KMP and their closely related parties can participate in the non-binding shareholder vote on remuneration, including by exercising undirected proxies.

Detailed explanation of new law

Voting of own shares

3.7 Under the new law, a KMP, their closely related party or any person acting on behalf of the KMP or their closely related party, must not cast a vote in the non-binding resolution on the remuneration report or on the resolution on the spill meeting. [Schedule, Items 12 and 13, subsections 250R(4) and 250V(2)]

3.8 An exception to this prohibition exists where the person is exercising a directed proxy (which specifies how the proxy is to vote on the proposed resolution) on behalf of someone other than the KMP or the closely related party. [Schedule 1, Item 12, subsection 250R(5)]

3.9 The Bill provides the Australian Securities and Investments Committee (ASIC) with the ability to provide relief from the prohibition, where it would not cause unfair prejudice to the interests of any shareholder of the listed company [Schedule 1, Item 12, subsection 250R(6)] . This is intended to provide flexibility in cases where the prohibition would lead to harsh or unintended outcomes. The written declaration made by ASIC is not a legislative instrument within the meaning of section 5 of the Legislative Instruments Act 2003 .

3.10 A vote cast in contravention of the prohibition does not affect the validity of the resolution. It is, however, taken to have not been cast and will not be counted in determining whether the resolution passed. [Schedule 1, Item 12, subsection 250R(8)]

Voting of undirected proxies

3.11 Under the new law, a KMP or their closely related party that is appointed as a proxy must not exercise the proxy on a resolution connected directly or indirectly with the remuneration of a KMP if the proxy is undirected (that is, if the appointment does not specify the way the proxy is to vote on the resolution). [Schedule 1, Item 10, subsection 250BD(1)]

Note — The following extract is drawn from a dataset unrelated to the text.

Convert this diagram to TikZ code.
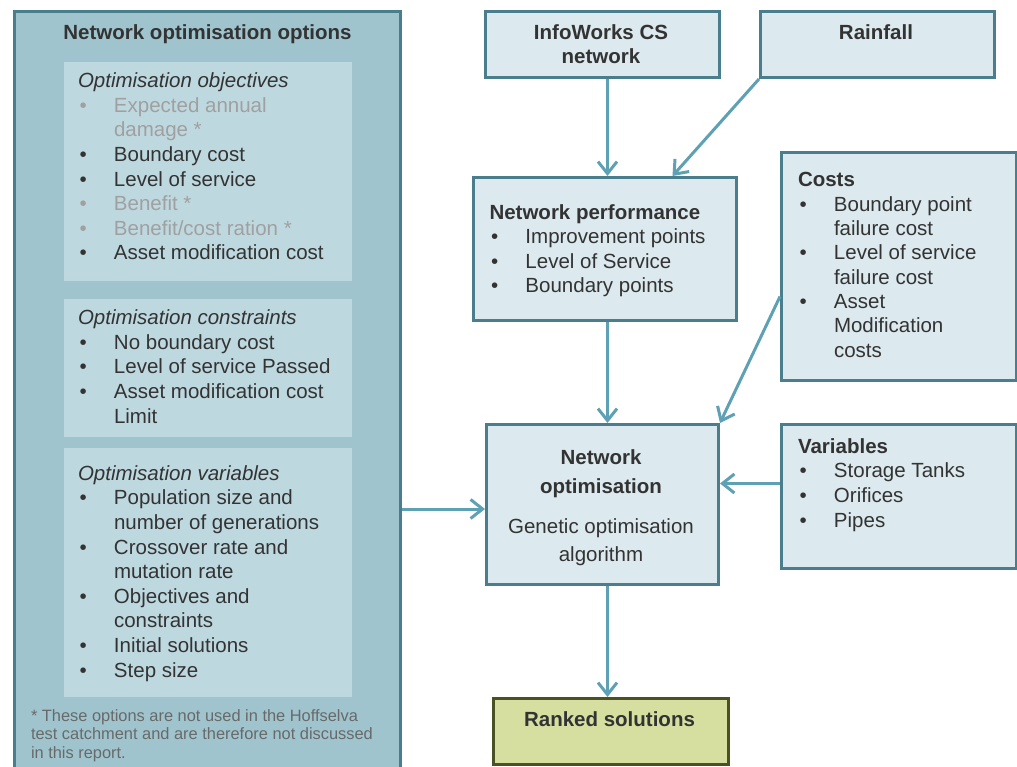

3.12 However, the prohibition in subsection 250BD(1) will not apply if the person is the chair of the meeting at which the resolution is voted on and the shareholder expressly provides informed consent for the chair to exercise the proxy even if the resolution is connected, directly or indirectly, with the remuneration of a member of the KMP of the company or consolidated entity [Schedule 1, Item 10, Subsection 250BD(2)] . Informed consent would be obtained where the appointment expressly authorises the chair to exercise the proxy even if the resolution is connected directly or indirectly with the KMP's remuneration. Such authorisation could be obtained, for example, by completing a proxy form containing the statements set out in ASX Listing Rule 14.2.3B.

3.13 The Bill provides ASIC with the ability to provide relief from the prohibition, where it would not cause unfair prejudice to the interests of any shareholder of the company [Schedule 1, Item 10, subsection 250BD(3)] . This is intended to provide flexibility in cases where the prohibition would lead to harsh or unintended outcomes. The written declaration made by ASIC is not a legislative instrument within the meaning of section 5 of the Legislative Instruments Act 2003 .

3.14 A vote cast in contravention of the prohibition does not affect the validity of the resolution. It is, however, taken to have not been cast and will not be counted in determining whether the resolution passed. [Schedule 1, Item 10, subsection 250BD(4)]

Application and transitional provisions

3.15 The proposed prohibition on KMP (and their closely related parties) voting in the non-binding vote applies in relation to voting on or after 1 July 2011, irrespective of whether the remuneration report concerned relates to a financial year starting before, on or after 1 July 2011.

3.16 The proposed prohibition on KMP (and their closely related parties) voting undirected proxies in remuneration related resolutions applies in relation to voting on or after 1 July 2011, irrespective of whether the matter that is the subject of the resolution relates to a time before, on or after 1 July 2011.